We derive a general formula for $\text{E}[ X^k ]$ for $k \geq 1$.

\[ \begin{align} \text{E}[ X^k ] &= \sum_{x=0}^\infty x^k e^{-\mu} \frac{\mu^x}{x!} & \text{(LotUS)} \\ &= \sum_{x=1}^\infty x^k e^{-\mu} \frac{\mu^x}{x!} & \text{($x=0$ term is zero)} \\ &= \sum_{x=1}^\infty x^{k-1} e^{-\mu} \frac{\mu^x}{(x-1)!} & \text{(cancel $x$ with one factor of $x!$)} \\ &= \sum_{i=0}^\infty (i + 1)^{k-1} e^{-\mu} \frac{\mu^{i+1}}{i!} & (i = x - 1) \\ &= \mu \sum_{i=0}^\infty (i + 1)^{k-1} \underbrace{e^{-\mu} \frac{\mu^i}{i!}}_{\text{$\text{Poisson}(\mu)$ PMF}} \\ &= \mu \text{E}[ (X + 1)^{k-1} ]. & \text{(LotUS)} \end{align} \]

Setting $k=1$, we obtain the expectation that we conjectured, \[ \text{E}[ X ] = \mu \text{E}[ (X + 1)^{0} ] = \mu. \]

To obtain the variance, we first set $k=2$ to obtain $\displaystyle \text{E}[ X^2 ] = \mu \text{E}[ (X + 1)^{1} ] = \mu (\mu + 1)$. Therefore, \[ \text{Var}[ X ] = \text{E}[ X^2 ] - \text{E}[ X ]^2 = \mu( \mu + 1 - \mu) = \mu. \]

The next example shows a natural situation where the Poisson distribution arises.

Example 12.7 (Detecting Radiation) A Geiger counter is a device that measures the level of ionizing radiation. It makes a clicking sound each time an ionization event is detected. In each millisecond, there is a small probability $p = 1 / 50000$ of a click. If we assume that milliseconds are independent, then the number of clicks over one minute is \[ X \sim \text{Binomial}(n=60000, p=1/50000) \approx \text{Poisson}(\mu=np=1.2). \]

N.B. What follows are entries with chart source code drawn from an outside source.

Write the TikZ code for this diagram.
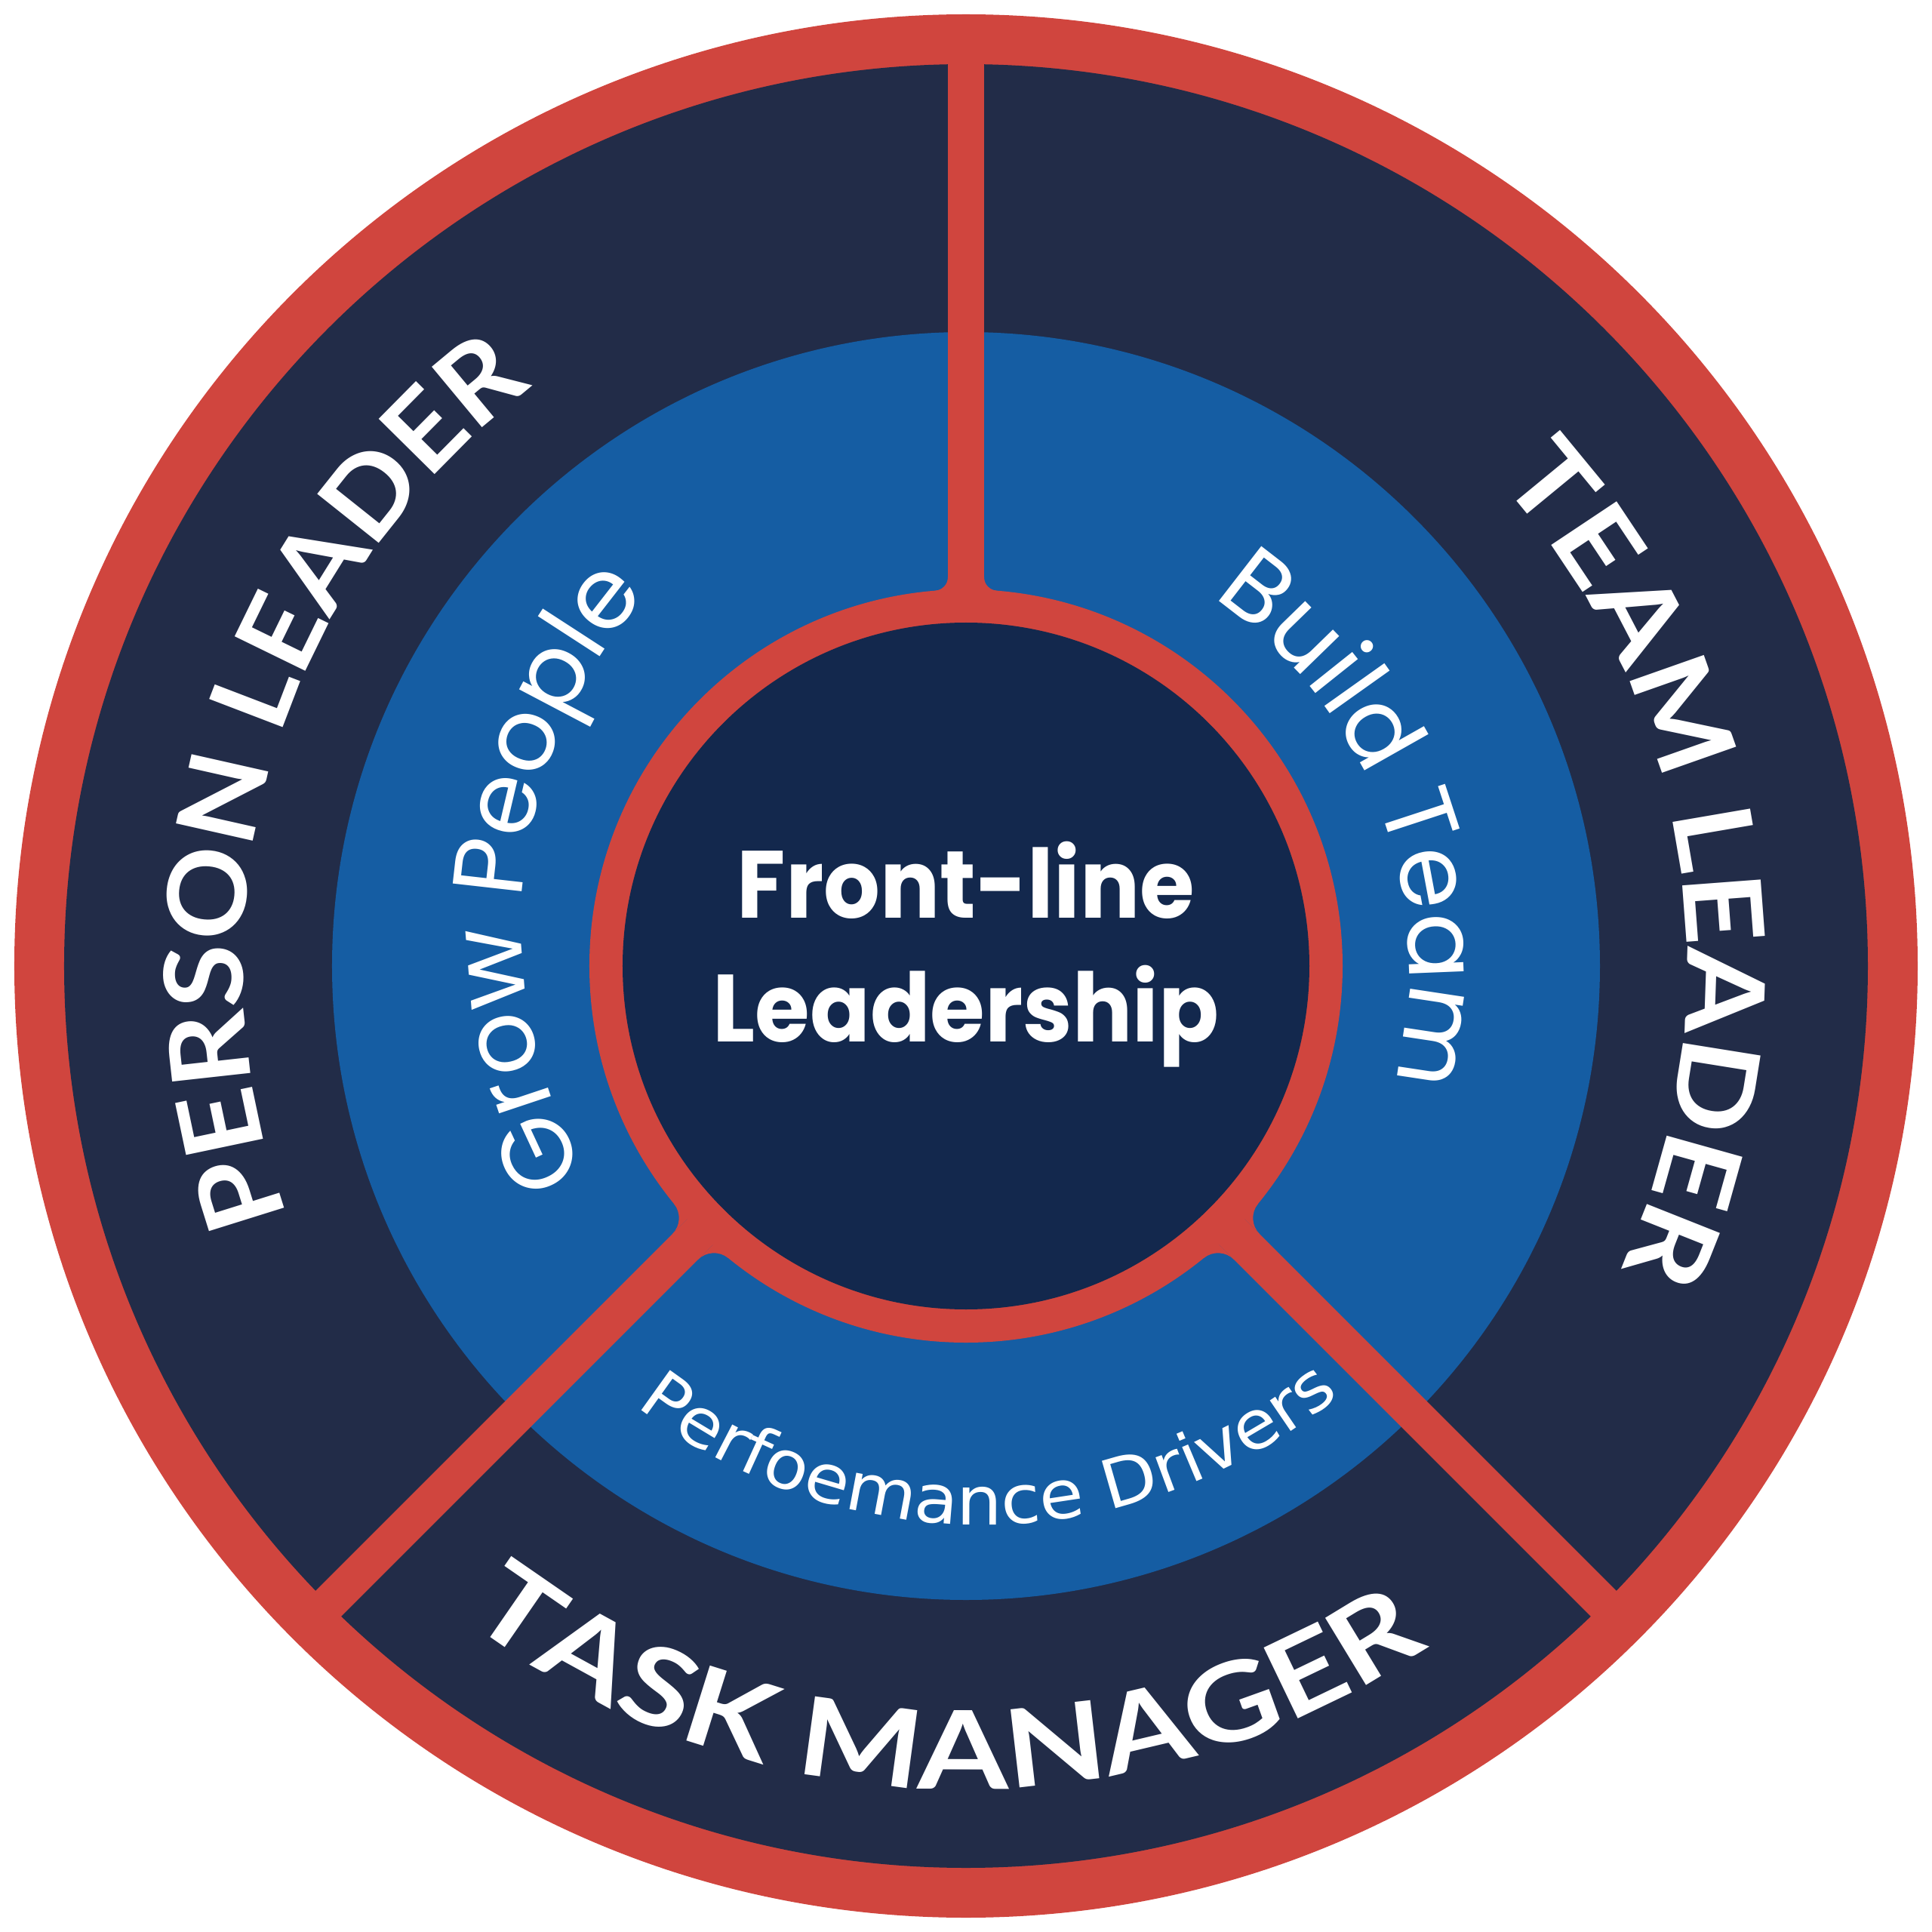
\documentclass[tikz,border=0pt]{standalone}
\usepackage{fontspec}
\setmainfont{Poppins}
\newfontfamily\corefont[FakeStretch=0.93]{Poppins}
\newfontfamily\rolefont{Lato}
\newfontfamily\driverfont[FakeStretch=1.07]{DejaVu Sans}
\usetikzlibrary{decorations.text}
\definecolor{ringred}{HTML}{D0453E}
\definecolor{bandnavy}{HTML}{222C48}
\definecolor{innerblue}{HTML}{155DA3}
\definecolor{corenavy}{HTML}{13284D}

\begin{document}
\begin{tikzpicture}[
    divider/.style={draw=ringred, line width=0.48cm},
    rolelabel/.style 2 args={decorate, decoration={text along path, text align=center, text color=white,
      text={|\rolefont\bfseries\addfontfeatures{FakeStretch=#2}\fontsize{41}{41}\selectfont|#1}}},
    skilllabel/.style={decorate, decoration={text along path, text align=center, text color=white,
      text={|\fontsize{37.5}{37.5}\selectfont|#1}}},
    driverlabel/.style={decorate, decoration={text along path, text align=center, text color=white,
      text={|\driverfont\fontsize{25.5}{25.5}\selectfont|#1}}},
    coretext/.style={text=white, font=\corefont\bfseries\fontsize{36}{36}\selectfont, anchor=base, inner sep=0pt}
  ]
  \useasboundingbox (-12.8,-12.8) rectangle (12.8,12.8);

  % rings
  \fill[ringred] (0,0) circle (12.61);
  \fill[bandnavy] (0,0) circle (11.95);
  \fill[innerblue] (0,0) circle (8.4);

  % dividers
  \coordinate (hub) at (0,0);
  \foreach \a/\n in {90/top,225/left,315/right}
    \coordinate (rim-\n) at (\a:11.99);
  \foreach \n in {top,left,right}
    \draw[divider] (hub) -- (rim-\n);

  \fill[ringred] (hub) circle (4.99);

  % fillets where the dividers meet the ring
  \foreach \a/\f in {90/0.18,225/0.3,315/0.3}
    \foreach \s in {1,-1}
    {
      \begin{scope}[rotate=\a-90, xscale=\s]
        \pgfmathsetmacro\yc{sqrt((4.99+\f)^2-(0.24+\f)^2)}
        \pgfmathsetmacro\ta{atan2(-\yc,-(0.24+\f))+360}
        \pgfmathsetmacro\tx{(0.24+\f)*4.99/(4.99+\f)}
        \pgfmathsetmacro\ty{\yc*4.99/(4.99+\f)}
        \fill[ringred] (0.24,\yc) -- (0.24,4.7) -- (\tx+0.05,4.7) -- (\tx,\ty)
          arc[start angle=\ta, end angle=180, radius=\f] -- cycle;
      \end{scope}
    }

  \fill[corenavy] (hub) circle (4.55);

  % outer band
  \path[rolelabel={PERSON LEADER}{1.07}] (233.5:9.58) arc[start angle=233.5, end angle=93.5, radius=9.58];
  \path[rolelabel={TEAM LEADER}{1.14}] (78.8:9.55) arc[start angle=78.8, end angle=-61.2, radius=9.55];
  \path[rolelabel={TASK MANAGER}{1.21}] (198.4:10.9) arc[start angle=198.4, end angle=338.4, radius=10.9];

  % inner band
  \path[skilllabel={Grow People}, shift={(0.79,0.52)}] (244:6.68) arc[start angle=244, end angle=104, radius=6.68];
  \path[skilllabel={Build Team}] (90.5:5.87) arc[start angle=90.5, end angle=-49.5, radius=5.87];
  \path[driverlabel={Perfoemance Drivers}, shift={(0.2,0.05)}] (200.9:7.45) arc[start angle=200.9, end angle=340.9, radius=7.45];

  % centre
  \node[coretext] (front) at (0,0.64) {Front-line};
  \node[coretext] (lead) at (0,-1.0) {Leadership};
\end{tikzpicture}
\end{document}
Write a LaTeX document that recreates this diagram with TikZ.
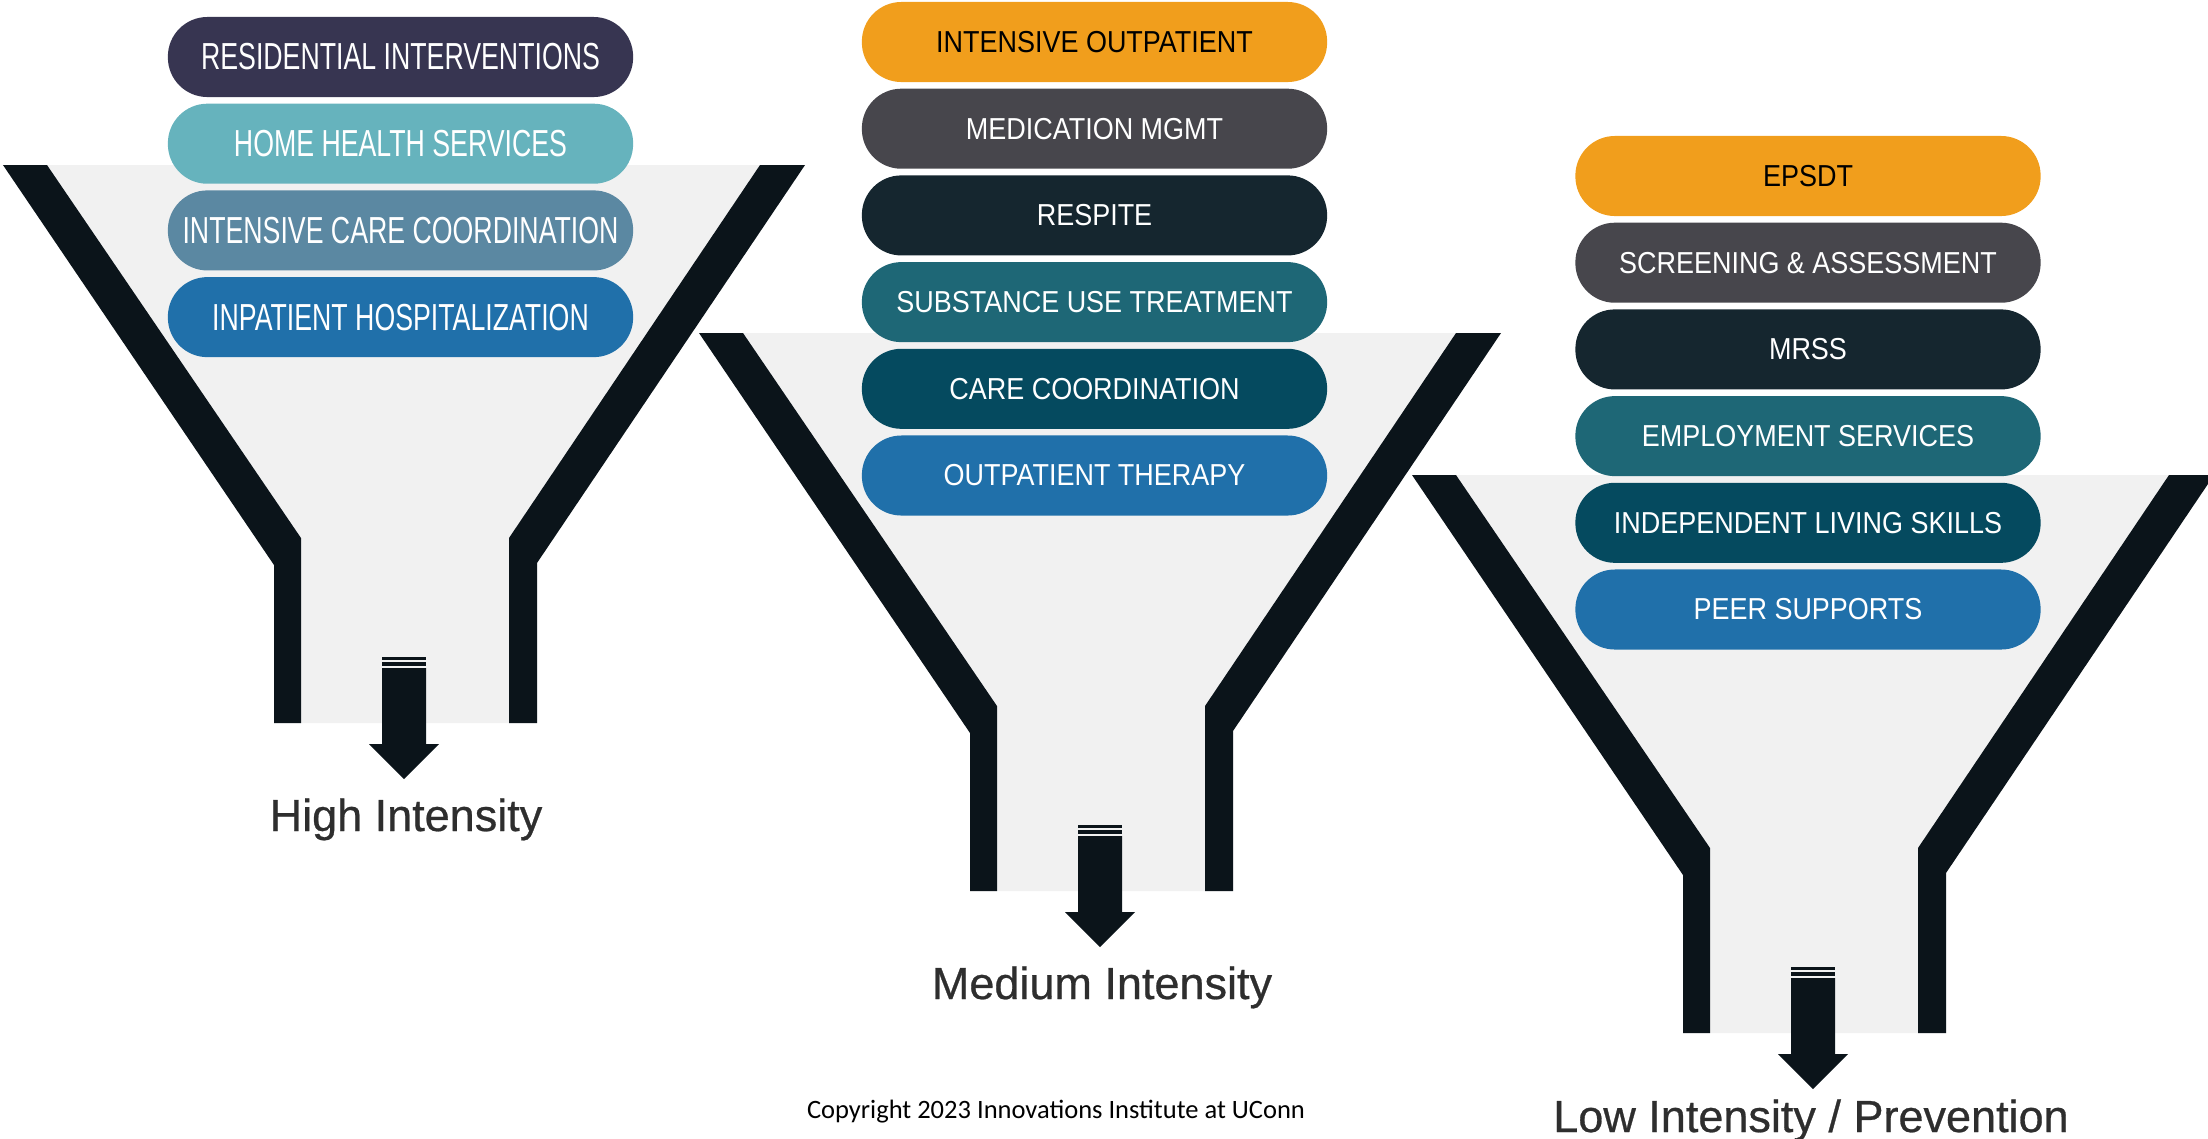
\documentclass[tikz,border=0pt]{standalone}
\usepackage{fontspec}
\setmainfont{Liberation Sans}
\newfontfamily\pillAfont[FakeStretch=0.71]{Liberation Sans}
\newfontfamily\pillBfont[FakeStretch=0.89]{Liberation Sans}
\newfontfamily\lblfont[FakeBold=0.6]{Liberation Sans}
\newfontfamily\copyfont{Carlito}
\definecolor{funneldark}{HTML}{0B141A}
\definecolor{funnelgray}{HTML}{F1F1F1}
\definecolor{labelgray}{HTML}{2E2E2E}
\definecolor{cindigo}{HTML}{373551}
\definecolor{cteallight}{HTML}{66B3BD}
\definecolor{csteel}{HTML}{5B88A2}
\definecolor{cblue}{HTML}{2070AA}
\definecolor{corange}{HTML}{F19E1C}
\definecolor{cgraydark}{HTML}{47464C}
\definecolor{cnight}{HTML}{15262F}
\definecolor{cteal}{HTML}{1E6776}
\definecolor{cpetrol}{HTML}{054A5F}
\tikzset{
  pill/.style={minimum width=4.65cm, minimum height=0.80cm, rounded corners=0.395cm,
    inner sep=0pt, text=white, align=center},
  pillone/.style={pill, font=\pillAfont\fontsize{10.7}{12}\selectfont},
  pilltwo/.style={pill, font=\pillBfont\fontsize{8.62}{10}\selectfont},
  lbl/.style={anchor=base, text=labelgray, font=\lblfont\fontsize{12.8}{15}\selectfont, inner sep=0pt},
}
\newcommand\funnelbody{%
  \fill[funnelgray] (3,165) -- (805,165) -- (537,563) -- (537,723) -- (274,723) -- (274,565) -- cycle;
  \fill[funneldark] (3,165) -- (47,165) -- (301,538) -- (301,723) -- (274,723) -- (274,565) -- cycle;
  \fill[funneldark] (760,165) -- (805,165) -- (537,563) -- (537,723) -- (509,723) -- (509,538) -- cycle;
  \fill[funneldark] (382,657) rectangle (426,659.5);
  \fill[funneldark] (382,661.5) rectangle (426,666);
  \fill[funneldark] (382,668) -- (426,668) -- (426,744) -- (439,744) -- (404,779) -- (369,744) -- (382,744) -- cycle;
}
\begin{document}
\begin{tikzpicture}[x=0.01cm, y=-0.01cm]
\useasboundingbox (0,0) rectangle (2208,1138);
\clip (0,0) rectangle (2208,1138);
% funnels
\begin{scope}\funnelbody\end{scope}
\begin{scope}[shift={(696,168)}]\funnelbody\end{scope}
\begin{scope}[shift={(1409,310)}]\funnelbody\end{scope}
% funnel 1 pills
\node[pillone, fill=cindigo]    (a1) at (400.5,57)    {RESIDENTIAL INTERVENTIONS};
\node[pillone, fill=cteallight] (a2) at (400.5,143.7) {HOME HEALTH SERVICES};
\node[pillone, fill=csteel]     (a3) at (400.5,230.4) {INTENSIVE CARE COORDINATION};
\node[pillone, fill=cblue]      (a4) at (400.5,317.1) {INPATIENT HOSPITALIZATION};
% funnel 2 pills
\node[pilltwo, fill=corange, text=black] (b1) at (1094.5,42)    {INTENSIVE OUTPATIENT};
\node[pilltwo, fill=cgraydark]           (b2) at (1094.5,128.7) {MEDICATION MGMT};
\node[pilltwo, fill=cnight]              (b3) at (1094.5,215.4) {RESPITE};
\node[pilltwo, fill=cteal]               (b4) at (1094.5,302.1) {SUBSTANCE USE TREATMENT};
\node[pilltwo, fill=cpetrol]             (b5) at (1094.5,388.8) {CARE COORDINATION};
\node[pilltwo, fill=cblue]               (b6) at (1094.5,475.5) {OUTPATIENT THERAPY};
% funnel 3 pills
\node[pilltwo, fill=corange, text=black] (c1) at (1808,176)   {EPSDT};
\node[pilltwo, fill=cgraydark]           (c2) at (1808,262.7) {SCREENING \& ASSESSMENT};
\node[pilltwo, fill=cnight]              (c3) at (1808,349.4) {MRSS};
\node[pilltwo, fill=cteal]               (c4) at (1808,436.1) {EMPLOYMENT SERVICES};
\node[pilltwo, fill=cpetrol]             (c5) at (1808,522.8) {INDEPENDENT LIVING SKILLS};
\node[pilltwo, fill=cblue]               (c6) at (1808,609.5) {PEER SUPPORTS};
% labels
\node[lbl] (l1) at (406,831)  {High Intensity};
\node[lbl] (l2) at (1102,999) {Medium Intensity};
\node[lbl] (l3) at (1811,1132) {Low Intensity / Prevention};
\node[anchor=base, inner sep=0pt, font=\copyfont\fontsize{7.54}{9}\selectfont] (cr) at (1056,1118) {Copyright 2023 Innovations Institute at UConn};
\end{tikzpicture}
\end{document}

What is the probability that there is more than 1 click over this minute?

\[ P(X > 1) = 1 - P(X = 0) - P(X = 1) = 1 - e^{-1.2} \frac{1.2^0}{0!} - e^{-1.2} \frac{1.2^1}{1!} \approx .3373. \]

We could use R to calculate this probability and the exact binomial probability.

The Poisson approximation is accurate to over 5 decimal places! Because the Poisson distribution only requires specifying the overall rate $\mu$, rather than $n$ and $p$, it is often more convenient than the binomial distribution.

In Example 12.7, the clicks of the Geiger counter happen at random times. The times at which these clicks occur constitute a random process called the Poisson process because the number of clicks over any time interval is a Poisson random variable. We will revisit Poisson processes in Section 18.4.